= WORK TO DO =
Every line below that includes "chart" counts toward the total. Report that total alone.

****

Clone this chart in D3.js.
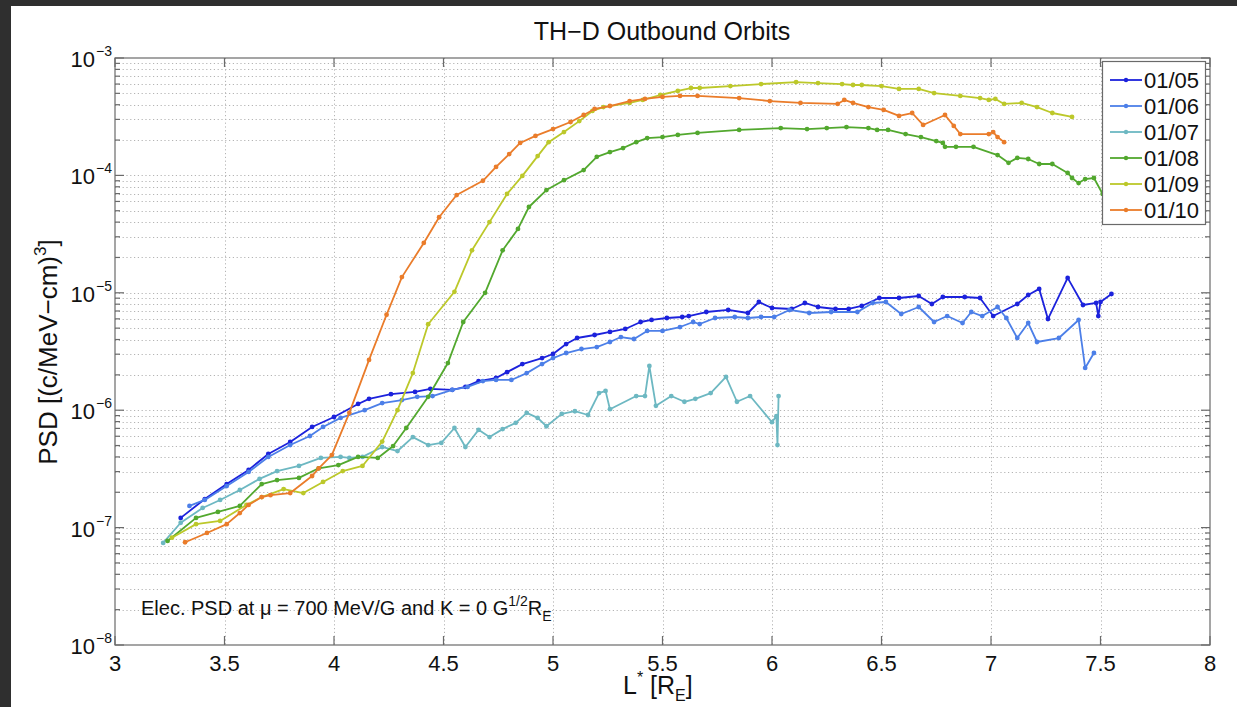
<!DOCTYPE html>
<html><head><meta charset="utf-8">
<script src="https://cdn.jsdelivr.net/npm/d3@7"></script>
<style>
html,body{margin:0;padding:0;background:#fff;}
svg{display:block;font-family:"Liberation Sans",Arial,Helvetica,sans-serif;}
</style></head><body>
<svg id="chart" width="1237" height="707"></svg>
<script>
// ---------------- data ----------------
const seriesNames = ["01/05","01/06","01/07","01/08","01/09","01/10"];
const seriesColors = ["#1c22dc","#4c7fe8","#6db8c2","#52a82e","#bcc82a","#ea7c2a"];

const psd0105 = [[3.30,1.21e-7],[3.41,1.75e-7],[3.51,2.35e-7],[3.61,3.1e-7],[3.70,4.24e-7],[3.80,5.36e-7],[3.90,7.2e-7],[4.00,8.75e-7],[4.11,1.13e-6],[4.16,1.25e-6],[4.26,1.37e-6],[4.37,1.43e-6],[4.44,1.52e-6],[4.54,1.49e-6],[4.60,1.58e-6],[4.66,1.77e-6],[4.74,1.88e-6],[4.79,2.11e-6],[4.86,2.47e-6],[4.95,2.78e-6],[5.00,3.01e-6],[5.06,3.66e-6],[5.11,4.12e-6],[5.19,4.37e-6],[5.26,4.64e-6],[5.33,4.92e-6],[5.40,5.64e-6],[5.45,5.87e-6],[5.52,6.1e-6],[5.59,6.22e-6],[5.62,6.34e-6],[5.70,6.86e-6],[5.80,7.14e-6],[5.89,6.73e-6],[5.94,8.35e-6],[6.00,7.42e-6],[6.09,7.28e-6],[6.15,8.19e-6],[6.21,7.57e-6],[6.29,7.28e-6],[6.35,7.28e-6],[6.41,7.72e-6],[6.49,9.03e-6],[6.58,9.03e-6],[6.67,9.39e-6],[6.73,8.03e-6],[6.78,9.21e-6],[6.88,9.21e-6],[6.95,9.03e-6],[7.01,6.34e-6],[7.12,8.03e-6],[7.17,9.58e-6],[7.22,1.08e-5],[7.26,5.98e-6],[7.35,1.34e-5],[7.42,7.87e-6],[7.48,8.19e-6],[7.49,6.34e-6],[7.50,8.35e-6],[7.55,9.77e-6]];

const psd0106 = [[3.34,1.53e-7],[3.41,1.72e-7],[3.51,2.26e-7],[3.61,2.98e-7],[3.70,4.0e-7],[3.80,5.05e-7],[3.89,6.03e-7],[3.95,7.2e-7],[4.03,8.6e-7],[4.14,1.0e-6],[4.22,1.15e-6],[4.31,1.22e-6],[4.38,1.3e-6],[4.45,1.32e-6],[4.54,1.49e-6],[4.61,1.58e-6],[4.68,1.77e-6],[4.74,1.81e-6],[4.81,1.81e-6],[4.88,2.07e-6],[4.95,2.47e-6],[5.00,2.78e-6],[5.06,3.07e-6],[5.13,3.32e-6],[5.20,3.45e-6],[5.26,3.81e-6],[5.31,4.2e-6],[5.37,4.04e-6],[5.43,4.73e-6],[5.50,4.73e-6],[5.58,5.11e-6],[5.64,5.64e-6],[5.67,5.42e-6],[5.74,6.1e-6],[5.83,6.22e-6],[5.89,6.1e-6],[5.95,6.22e-6],[6.01,6.22e-6],[6.08,7.14e-6],[6.17,6.73e-6],[6.27,6.86e-6],[6.39,6.86e-6],[6.46,8.19e-6],[6.52,8.35e-6],[6.59,6.6e-6],[6.67,7.57e-6],[6.74,5.64e-6],[6.80,6.34e-6],[6.87,5.53e-6],[6.91,6.86e-6],[6.96,6.34e-6],[7.03,7.57e-6],[7.07,6.1e-6],[7.12,4.12e-6],[7.17,5.53e-6],[7.21,3.81e-6],[7.31,4.12e-6],[7.40,5.87e-6],[7.43,2.29e-6],[7.47,3.07e-6]];

const psd0107 = [[3.22,7.4e-8],[3.30,1.1e-7],[3.40,1.47e-7],[3.48,1.72e-7],[3.57,2.09e-7],[3.66,2.6e-7],[3.74,3.03e-7],[3.84,3.35e-7],[3.94,3.92e-7],[4.03,4.0e-7],[4.07,3.92e-7],[4.13,4.0e-7],[4.22,4.86e-7],[4.29,4.49e-7],[4.36,5.9e-7],[4.43,5.05e-7],[4.49,5.26e-7],[4.55,7.05e-7],[4.60,4.86e-7],[4.66,6.8e-7],[4.71,5.9e-7],[4.77,6.9e-7],[4.83,7.8e-7],[4.88,9.5e-7],[4.93,8.6e-7],[4.97,7.3e-7],[5.04,9.3e-7],[5.10,9.8e-7],[5.16,9.1e-7],[5.21,1.4e-6],[5.24,1.46e-6],[5.26,1.02e-6],[5.38,1.32e-6],[5.42,1.32e-6],[5.44,2.38e-6],[5.47,1.09e-6],[5.54,1.32e-6],[5.60,1.18e-6],[5.65,1.25e-6],[5.72,1.4e-6],[5.79,1.92e-6],[5.84,1.18e-6],[5.90,1.32e-6],[6.00,7.9e-7],[6.02,8.9e-7],[6.025,5.05e-7],[6.03,1.32e-6]];

const psd0108 = [[3.24,7.7e-8],[3.37,1.21e-7],[3.47,1.36e-7],[3.57,1.53e-7],[3.67,2.35e-7],[3.74,2.54e-7],[3.84,2.65e-7],[3.93,3.2e-7],[4.02,3.41e-7],[4.11,4.0e-7],[4.20,3.92e-7],[4.27,4.95e-7],[4.33,7.05e-7],[4.43,1.3e-6],[4.52,2.52e-6],[4.59,5.64e-6],[4.69,1.0e-5],[4.77,2.3e-5],[4.84,3.5e-5],[4.89,5.38e-5],[4.97,7.5e-5],[5.05,9.1e-5],[5.14,1.11e-4],[5.20,1.44e-4],[5.26,1.58e-4],[5.32,1.71e-4],[5.38,1.92e-4],[5.43,2.08e-4],[5.50,2.12e-4],[5.57,2.21e-4],[5.66,2.3e-4],[5.85,2.44e-4],[6.04,2.53e-4],[6.16,2.48e-4],[6.25,2.53e-4],[6.34,2.58e-4],[6.44,2.53e-4],[6.48,2.44e-4],[6.53,2.44e-4],[6.61,2.25e-4],[6.68,2.12e-4],[6.75,1.96e-4],[6.78,1.89e-4],[6.79,1.75e-4],[6.84,1.75e-4],[6.92,1.75e-4],[7.03,1.49e-4],[7.08,1.28e-4],[7.12,1.41e-4],[7.17,1.38e-4],[7.22,1.25e-4],[7.28,1.25e-4],[7.35,1.05e-4],[7.37,9.5e-5],[7.40,8.6e-5],[7.43,9.3e-5],[7.47,9.5e-5],[7.51,6.95e-5]];

const psd0109 = [[3.26,8.2e-8],[3.37,1.07e-7],[3.48,1.14e-7],[3.60,1.56e-7],[3.67,1.82e-7],[3.77,2.13e-7],[3.86,1.97e-7],[3.95,2.45e-7],[4.04,3.03e-7],[4.13,3.35e-7],[4.22,5.4e-7],[4.29,1.0e-6],[4.36,2.07e-6],[4.43,5.4e-6],[4.55,1.02e-5],[4.63,2.3e-5],[4.71,4.0e-5],[4.79,6.95e-5],[4.86,9.9e-5],[4.93,1.46e-4],[4.98,1.92e-4],[5.05,2.34e-4],[5.12,2.9e-4],[5.18,3.54e-4],[5.23,3.82e-4],[5.35,4.14e-4],[5.41,4.39e-4],[5.49,4.84e-4],[5.57,5.24e-4],[5.63,5.55e-4],[5.67,5.55e-4],[5.81,5.77e-4],[5.95,6.0e-4],[6.11,6.24e-4],[6.21,6.12e-4],[6.32,6.0e-4],[6.37,5.89e-4],[6.41,5.89e-4],[6.50,5.77e-4],[6.58,5.45e-4],[6.67,5.45e-4],[6.74,5.03e-4],[6.86,4.75e-4],[6.95,4.56e-4],[6.99,4.39e-4],[7.02,4.48e-4],[7.06,4.06e-4],[7.14,4.14e-4],[7.21,3.82e-4],[7.28,3.4e-4],[7.37,3.15e-4]];

const psd0110 = [[3.32,7.5e-8],[3.42,9.0e-8],[3.51,1.07e-7],[3.57,1.33e-7],[3.61,1.56e-7],[3.67,1.82e-7],[3.71,1.89e-7],[3.80,1.97e-7],[3.90,2.75e-7],[3.93,3.2e-7],[3.99,4.15e-7],[4.07,9.5e-7],[4.16,2.68e-6],[4.24,6.5e-6],[4.31,1.36e-5],[4.41,2.66e-5],[4.48,4.4e-5],[4.56,6.8e-5],[4.68,9.0e-5],[4.74,1.18e-4],[4.80,1.52e-4],[4.85,1.89e-4],[4.92,2.17e-4],[5.00,2.48e-4],[5.08,2.85e-4],[5.14,3.27e-4],[5.19,3.68e-4],[5.26,3.9e-4],[5.35,4.3e-4],[5.42,4.48e-4],[5.50,4.66e-4],[5.58,4.75e-4],[5.66,4.75e-4],[5.85,4.56e-4],[5.99,4.3e-4],[6.13,4.14e-4],[6.30,4.06e-4],[6.33,4.39e-4],[6.37,4.14e-4],[6.44,3.82e-4],[6.51,3.61e-4],[6.58,3.21e-4],[6.64,3.4e-4],[6.69,2.69e-4],[6.79,3.27e-4],[6.83,2.64e-4],[6.86,2.25e-4],[6.99,2.25e-4],[7.01,2.34e-4],[7.03,2.12e-4],[7.06,1.92e-4]];

const seriesData = [psd0105, psd0106, psd0107, psd0108, psd0109, psd0110];

const xTickValues = [3, 3.5, 4, 4.5, 5, 5.5, 6, 6.5, 7, 7.5, 8];
const xTickLabels = ["3","3.5","4","4.5","5","5.5","6","6.5","7","7.5","8"];
const yTickExponents = [-3, -4, -5, -6, -7, -8];
const titleText = "TH\u2212D Outbound Orbits";

// ---------------- layout ----------------
const W = 1237, H = 707;
const L = 115, R = 1210, T = 58, B = 645;
const svg = d3.select("#chart");

const x = d3.scaleLinear().domain([3, 8]).range([L, R]);
const y = d3.scaleLog().domain([1e-8, 1e-3]).range([B, T]);

// screenshot frame
svg.append("rect").attr("x",0).attr("y",0).attr("width",W).attr("height",H).attr("fill","#fff");
svg.append("rect").attr("x",0).attr("y",0).attr("width",W).attr("height",6).attr("fill","#2f2f2f");
svg.append("rect").attr("x",0).attr("y",0).attr("width",11).attr("height",H).attr("fill","#2f2f2f");

// grid
const minorVals = [];
for (let e = -8; e < -3; e++) for (let k = 1; k <= 9; k++) minorVals.push(k * Math.pow(10, e));
const grid = svg.append("g").attr("stroke","#b4b4b4").attr("stroke-width",1).attr("stroke-dasharray","1.2,2.6");
grid.selectAll("line.h").data(minorVals.filter(v => v > 1.01e-8)).enter().append("line")
  .attr("x1",L).attr("x2",R).attr("y1",d=>Math.round(y(d))+0.5).attr("y2",d=>Math.round(y(d))+0.5);
grid.selectAll("line.v").data(xTickValues.filter(v => v > 3 && v < 8)).enter().append("line")
  .attr("y1",T).attr("y2",B).attr("x1",d=>Math.round(x(d))+0.5).attr("x2",d=>Math.round(x(d))+0.5);

// series
const line = d3.line().x(d => x(d[0])).y(d => y(d[1]));
seriesData.forEach((data, i) => {
  const g = svg.append("g");
  g.append("path").datum(data).attr("d", line).attr("fill","none")
    .attr("stroke", seriesColors[i]).attr("stroke-width",1.8).attr("stroke-linejoin","round");
  g.selectAll("circle").data(data).enter().append("circle")
    .attr("cx", d => x(d[0])).attr("cy", d => y(d[1])).attr("r", 2.4).attr("fill", seriesColors[i]);
});

// axes box + ticks
const axisColor = "#6a6a6a";
const ax = svg.append("g").attr("stroke", axisColor).attr("stroke-width",1.2);
ax.append("rect").attr("x",L).attr("y",T).attr("width",R-L).attr("height",B-T).attr("fill","none");
xTickValues.forEach(v => {
  const px = x(v);
  ax.append("line").attr("x1",px).attr("x2",px).attr("y1",B).attr("y2",B-9);
  ax.append("line").attr("x1",px).attr("x2",px).attr("y1",T).attr("y2",T+9);
});
minorVals.concat([1e-3]).forEach(v => {
  const py = y(v);
  const major = Math.abs(Math.log10(v) - Math.round(Math.log10(v))) < 1e-9;
  const len = major ? 9 : 5;
  ax.append("line").attr("x1",L).attr("x2",L+len).attr("y1",py).attr("y2",py);
  ax.append("line").attr("x1",R).attr("x2",R-len).attr("y1",py).attr("y2",py);
});

// tick labels
svg.selectAll("text.xt").data(xTickValues).enter().append("text")
  .attr("x", d => x(d)).attr("y", 671).attr("text-anchor","middle")
  .attr("font-size",22).attr("fill","#111").text((d,i) => xTickLabels[i]);
yTickExponents.forEach(e => {
  const py = y(Math.pow(10, e));
  svg.append("text").attr("x",95).attr("y",py+9).attr("text-anchor","end")
    .attr("font-size",22).attr("fill","#111").text("10");
  svg.append("text").attr("x",96).attr("y",py-2).attr("text-anchor","start")
    .attr("font-size",14).attr("fill","#111").text("\u2212" + Math.abs(e));
});

// title
svg.append("text").attr("x",662).attr("y",40).attr("text-anchor","middle")
  .attr("font-size",25).attr("fill","#111").text(titleText);

// y label
const yl = svg.append("text").attr("transform","translate(57,352) rotate(-90)")
  .attr("text-anchor","middle").attr("font-size",26).attr("fill","#111");
yl.append("tspan").text("PSD [(c/MeV\u2212cm)");
yl.append("tspan").attr("font-size",17).attr("dy",-11).text("3");
yl.append("tspan").attr("dy",11).text("]");

// x label with white background (hides lower part of the 5.5 tick label, as in the original)
svg.append("rect").attr("x",612).attr("y",672).attr("width",100).attr("height",35).attr("fill","#fff");
const xl = svg.append("text").attr("x",623).attr("y",694).attr("font-size",25).attr("fill","#111");
xl.append("tspan").text("L");
xl.append("tspan").attr("font-size",16).attr("dy",-11).text("*");
xl.append("tspan").attr("dy",11).text(" [R");
xl.append("tspan").attr("font-size",16).attr("dy",7).text("E");
xl.append("tspan").attr("dy",-7).text("]");

// annotation
const an = svg.append("text").attr("x",141).attr("y",615).attr("font-size",20).attr("fill","#111");
an.append("tspan").text("Elec. PSD at \u03bc = 700 MeV/G and K = 0 G");
an.append("tspan").attr("font-size",14).attr("dy",-9).text("1/2");
an.append("tspan").attr("dy",9).text("R");
an.append("tspan").attr("font-size",14).attr("dy",6).text("E");

// legend
const lg = svg.append("g");
lg.append("rect").attr("x",1102.5).attr("y",61.5).attr("width",103).attr("height",163)
  .attr("fill","#fff").attr("stroke",axisColor).attr("stroke-width",1.2);
seriesNames.forEach((name, i) => {
  const cy = 80 + i * 26;
  lg.append("line").attr("x1",1110).attr("x2",1142).attr("y1",cy).attr("y2",cy)
    .attr("stroke",seriesColors[i]).attr("stroke-width",1.8);
  lg.append("circle").attr("cx",1126).attr("cy",cy).attr("r",2.2).attr("fill",seriesColors[i]);
  lg.append("text").attr("x",1144).attr("y",cy+8).attr("font-size",22).attr("fill","#111").text(name);
});
</script>
</body></html>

****

= SOLUTION FOR THIS PROBLEM =
3